Images are not part of the copy; write out the rest of the data exactly as given.

- Stored data -
__________

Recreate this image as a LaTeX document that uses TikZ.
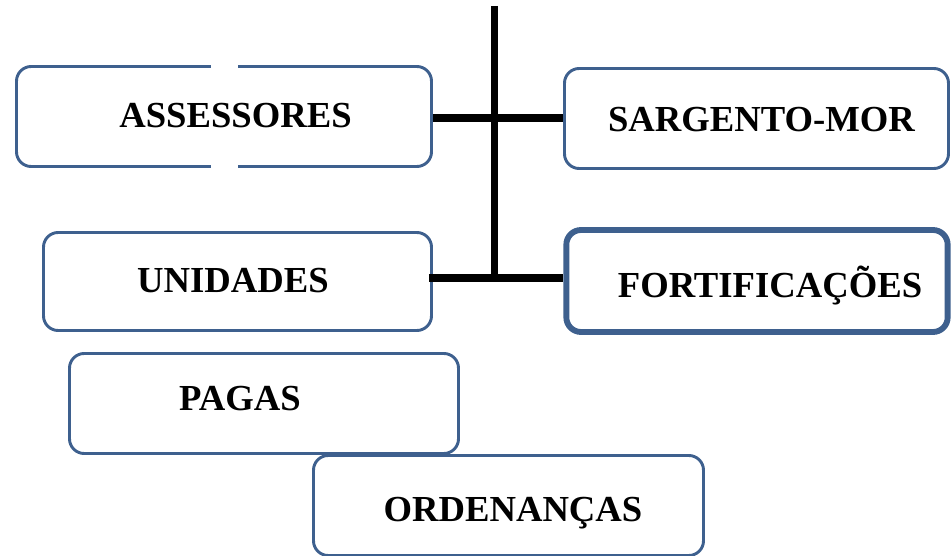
\documentclass[tikz,border=0pt]{standalone}
\usepackage{fontspec}
\setmainfont{Liberation Serif}
\definecolor{boxblue}{RGB}{62, 96, 142}
\usepackage{tikz}
\usetikzlibrary{positioning, calc}

\begin{document}
\begin{tikzpicture}[
  x=0.75pt, y=-0.75pt,
  orgbox/.style={draw=boxblue, line width=2.2pt, fill=white, rounded corners=11pt, inner sep=0pt},
  orgtext/.style={anchor=base, font=\fontsize{27.5}{33}\selectfont\bfseries},
  link/.style={line width=6.5pt}
]
  \useasboundingbox (0, 0) rectangle (951, 556);

  % boxes
  \node[orgbox, minimum width=311.25pt, minimum height=75pt] (assess) at (224, 116.5) {};
  \node[orgbox, minimum width=288pt, minimum height=75pt] (sarg) at (756.5, 118.5) {};
  \node[orgbox, minimum width=291pt, minimum height=73.5pt] (unid) at (237.5, 281.5) {};
  \node[orgbox, line width=4.4pt, minimum width=286pt, minimum height=76.5pt] (fort) at (757, 281) {};
  \node[orgbox, minimum width=291.75pt, minimum height=75pt] (pagas) at (264, 403.5) {};
  \node[orgbox, minimum width=292.5pt, minimum height=75pt] (orden) at (508.5, 505.5) {};

  % break in the border
  \fill[white] (211, 60) rectangle (238, 72);
  \fill[white] (211, 161) rectangle (238, 173);

  % texts
  \node[orgtext] (assesstxt) at (235.5, 128) {ASSESSORES};
  \node[orgtext] (sargtxt) at (761.5, 132) {SARGENTO-MOR};
  \node[orgtext] (unidtxt) at (233, 293) {UNIDADES};
  \node[orgtext] (forttxt) at (770, 298) {FORTIFICAÇÕES};
  \node[orgtext] (pagastxt) at (240, 411) {PAGAS};
  \node[orgtext] (ordentxt) at (513, 521) {ORDENANÇAS};

  % connectors
  \coordinate (top) at (494.5, 6);
  \coordinate (hubA) at (494.5, 118);
  \coordinate (hubB) at (494.5, 278);
  \draw[line width=5.25pt] (top) -- (hubB);
  \draw[link] (assess.east |- hubA) -- (sarg.west |- hubA);
  \draw[link] ($(unid.east |- hubB) + (-4, 0)$) -- (fort.west |- hubB);
\end{tikzpicture}
\end{document}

__________

- Reply to the exercise -
Recreate this image as a LaTeX document that uses TikZ.
\documentclass[tikz,border=0pt]{standalone}
\usepackage{fontspec}
\setmainfont{Liberation Serif}
\definecolor{boxblue}{RGB}{62, 96, 142}
\usepackage{tikz}
\usetikzlibrary{positioning, calc}

\begin{document}
\begin{tikzpicture}[
  x=0.75pt, y=-0.75pt,
  orgbox/.style={draw=boxblue, line width=2.2pt, fill=white, rounded corners=11pt, inner sep=0pt},
  orgtext/.style={anchor=base, font=\fontsize{27.5}{33}\selectfont\bfseries},
  link/.style={line width=6.5pt}
]
  \useasboundingbox (0, 0) rectangle (951, 556);

  % boxes
  \node[orgbox, minimum width=311.25pt, minimum height=75pt] (assess) at (224, 116.5) {};
  \node[orgbox, minimum width=288pt, minimum height=75pt] (sarg) at (756.5, 118.5) {};
  \node[orgbox, minimum width=291pt, minimum height=73.5pt] (unid) at (237.5, 281.5) {};
  \node[orgbox, line width=4.4pt, minimum width=286pt, minimum height=76.5pt] (fort) at (757, 281) {};
  \node[orgbox, minimum width=291.75pt, minimum height=75pt] (pagas) at (264, 403.5) {};
  \node[orgbox, minimum width=292.5pt, minimum height=75pt] (orden) at (508.5, 505.5) {};

  % break in the border
  \fill[white] (211, 60) rectangle (238, 72);
  \fill[white] (211, 161) rectangle (238, 173);

  % texts
  \node[orgtext] (assesstxt) at (235.5, 128) {ASSESSORES};
  \node[orgtext] (sargtxt) at (761.5, 132) {SARGENTO-MOR};
  \node[orgtext] (unidtxt) at (233, 293) {UNIDADES};
  \node[orgtext] (forttxt) at (770, 298) {FORTIFICAÇÕES};
  \node[orgtext] (pagastxt) at (240, 411) {PAGAS};
  \node[orgtext] (ordentxt) at (513, 521) {ORDENANÇAS};

  % connectors
  \coordinate (top) at (494.5, 6);
  \coordinate (hubA) at (494.5, 118);
  \coordinate (hubB) at (494.5, 278);
  \draw[line width=5.25pt] (top) -- (hubB);
  \draw[link] (assess.east |- hubA) -- (sarg.west |- hubA);
  \draw[link] ($(unid.east |- hubB) + (-4, 0)$) -- (fort.west |- hubB);
\end{tikzpicture}
\end{document}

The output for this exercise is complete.